The required output is a single number: how many lines of the material contain the string "this".

### Stored records
Start

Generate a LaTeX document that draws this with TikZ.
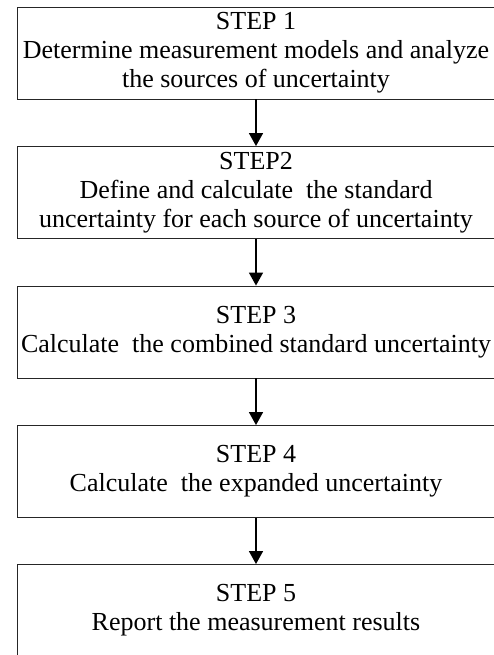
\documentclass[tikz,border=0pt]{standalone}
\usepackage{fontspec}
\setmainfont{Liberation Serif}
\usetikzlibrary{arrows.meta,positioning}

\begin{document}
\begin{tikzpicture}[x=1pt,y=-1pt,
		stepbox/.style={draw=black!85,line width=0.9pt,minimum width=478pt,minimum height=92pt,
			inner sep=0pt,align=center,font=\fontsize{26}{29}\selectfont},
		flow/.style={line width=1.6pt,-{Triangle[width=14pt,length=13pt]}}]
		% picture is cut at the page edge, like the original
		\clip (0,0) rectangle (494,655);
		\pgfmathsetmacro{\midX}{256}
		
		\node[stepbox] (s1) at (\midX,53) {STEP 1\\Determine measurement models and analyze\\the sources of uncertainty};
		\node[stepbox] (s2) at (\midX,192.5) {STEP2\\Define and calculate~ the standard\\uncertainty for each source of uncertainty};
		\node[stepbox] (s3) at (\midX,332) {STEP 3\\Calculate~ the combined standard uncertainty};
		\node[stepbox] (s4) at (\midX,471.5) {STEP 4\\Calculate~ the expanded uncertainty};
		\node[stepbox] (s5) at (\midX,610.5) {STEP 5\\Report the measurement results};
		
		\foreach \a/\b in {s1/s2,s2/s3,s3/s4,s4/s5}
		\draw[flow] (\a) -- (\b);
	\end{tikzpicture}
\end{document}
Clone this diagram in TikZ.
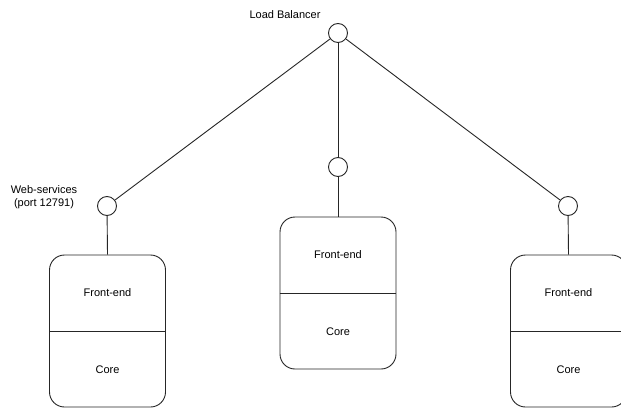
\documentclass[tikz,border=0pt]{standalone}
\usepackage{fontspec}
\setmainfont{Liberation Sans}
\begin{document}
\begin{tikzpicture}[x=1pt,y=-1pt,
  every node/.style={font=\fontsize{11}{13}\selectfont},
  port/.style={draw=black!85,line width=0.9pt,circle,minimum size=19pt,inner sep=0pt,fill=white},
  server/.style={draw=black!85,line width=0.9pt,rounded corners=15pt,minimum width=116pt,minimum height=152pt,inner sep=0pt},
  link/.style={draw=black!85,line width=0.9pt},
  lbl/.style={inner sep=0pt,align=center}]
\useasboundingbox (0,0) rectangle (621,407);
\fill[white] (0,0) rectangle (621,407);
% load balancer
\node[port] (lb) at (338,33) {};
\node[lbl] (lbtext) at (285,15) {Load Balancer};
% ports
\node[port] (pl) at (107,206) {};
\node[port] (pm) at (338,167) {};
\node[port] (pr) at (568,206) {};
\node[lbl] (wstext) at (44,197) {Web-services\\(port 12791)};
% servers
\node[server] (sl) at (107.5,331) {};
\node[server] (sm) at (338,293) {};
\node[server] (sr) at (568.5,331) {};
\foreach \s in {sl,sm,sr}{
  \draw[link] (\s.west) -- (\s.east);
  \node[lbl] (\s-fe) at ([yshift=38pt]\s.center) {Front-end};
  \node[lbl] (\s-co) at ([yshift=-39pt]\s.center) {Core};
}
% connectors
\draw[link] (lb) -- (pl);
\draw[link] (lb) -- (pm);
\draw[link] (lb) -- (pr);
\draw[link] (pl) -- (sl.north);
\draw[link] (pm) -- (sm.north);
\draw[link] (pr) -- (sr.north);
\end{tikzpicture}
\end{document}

End

### Task result
2